Frequently asked questions
How do I create a view in Zendesk? In the Admin Center, go to Workspaces > Agent tools > Views, click the Create view button to open the Create view form, name it clearly, set the conditions (including at least one core property such as Status or Group), choose who has access (Any agent, Agents in specific groups, or Only you), pick your columns and sort/group order, preview the matched tickets, and save. Managing shared views requires admin permission; agents can create personal views from the Views list in the Agent Workspace.
What conditions can I use in a Zendesk view? Almost any ticket property — Status, Group, Assignee, Priority, Type, Tags, Requester, hours since update, custom fields, and more. Conditions split into a "meet all" (AND) block and a "meet any" (OR) block, and a view must include at least one core property: Status, Status category, Type, Group, Assignee, Requester, or Support type.
How many columns can a Zendesk view have? Up to 15 columns, which you can drag into any order. Multi-select custom fields can't be used as columns. In practice, four or five well-chosen columns make a queue far easier to scan than a crowded fifteen.
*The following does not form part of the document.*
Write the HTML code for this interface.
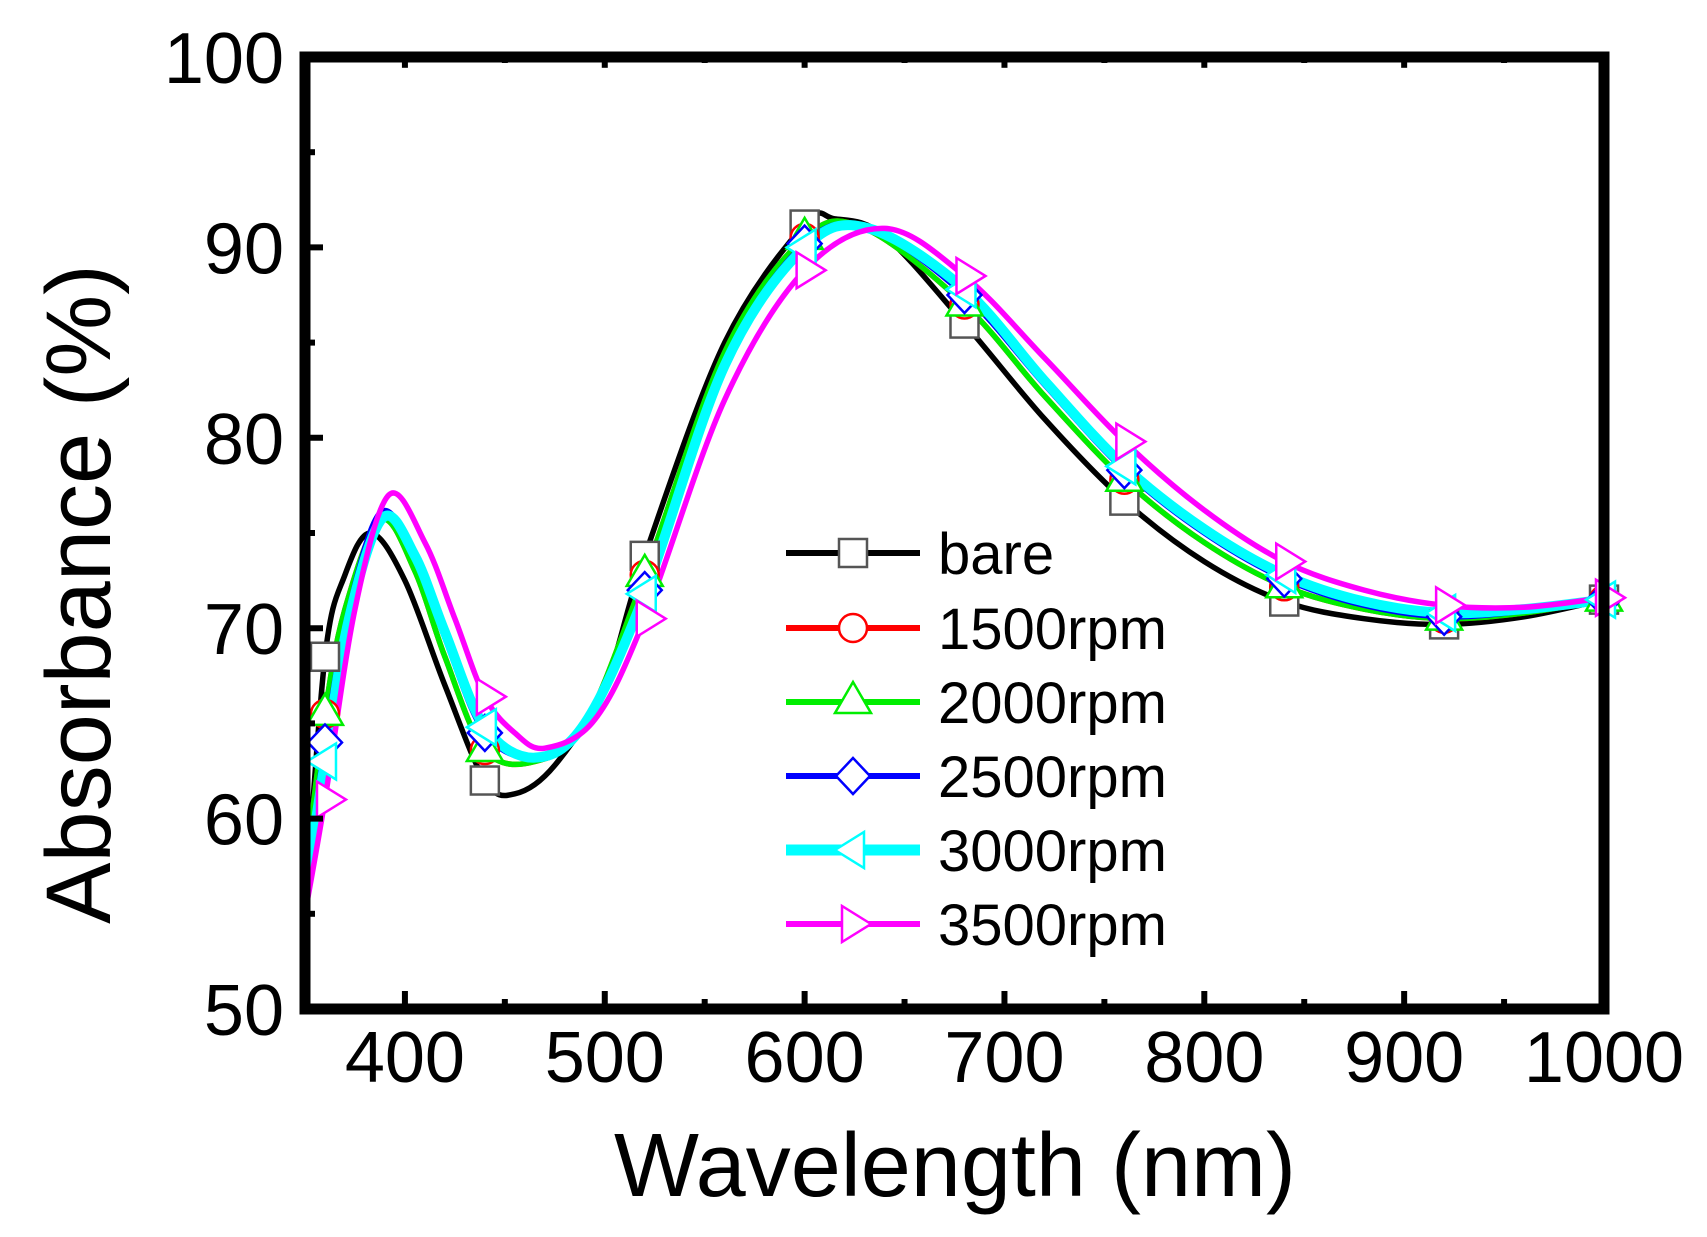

What's the difference between a shared view and a personal view? Shared views are created by admins (or permitted agents) and are available to all agents or to a specific group — your team's standard queues. Personal views are created by an individual agent for their own use only and aren't visible to anyone else.
How many views can I have in Zendesk? As of 2026, the Views list shows the first 100 shared views and the first 10 personal views; the older default cap was 12 shared and 8 personal, and Enterprise admins can restrict roles back to that limit via custom roles. Because the list is finite and ordered, keep your most-used views near the top, and confirm the current limit on your plan.
The bottom line
Creating a custom view in Zendesk comes down to eight quick decisions: open Admin Center > Workspaces > Agent tools > Views, name the view, set the conditions (at least one core property, "all" vs. "any" logic), choose who sees it (group-scoped for team queues), pick a handful of columns, set the group and sort order, preview, and save — then reorder so it sits where agents will actually use it. Build a small set of well-named, group-scoped views like our "Billing — unsolved, oldest first" example, add an SLA-breach early-warning view, and your whole team always knows what to work on next. For the deeper concepts behind all of this, see Zendesk views explained; to understand the tickets your views are filtering, start with the Zendesk ticketing system.
View-creation flow verified against Zendesk's official documentation, June 2026. Zendesk updates its product periodically — confirm specifics, especially view limits and button labels, in your own account before relying on them.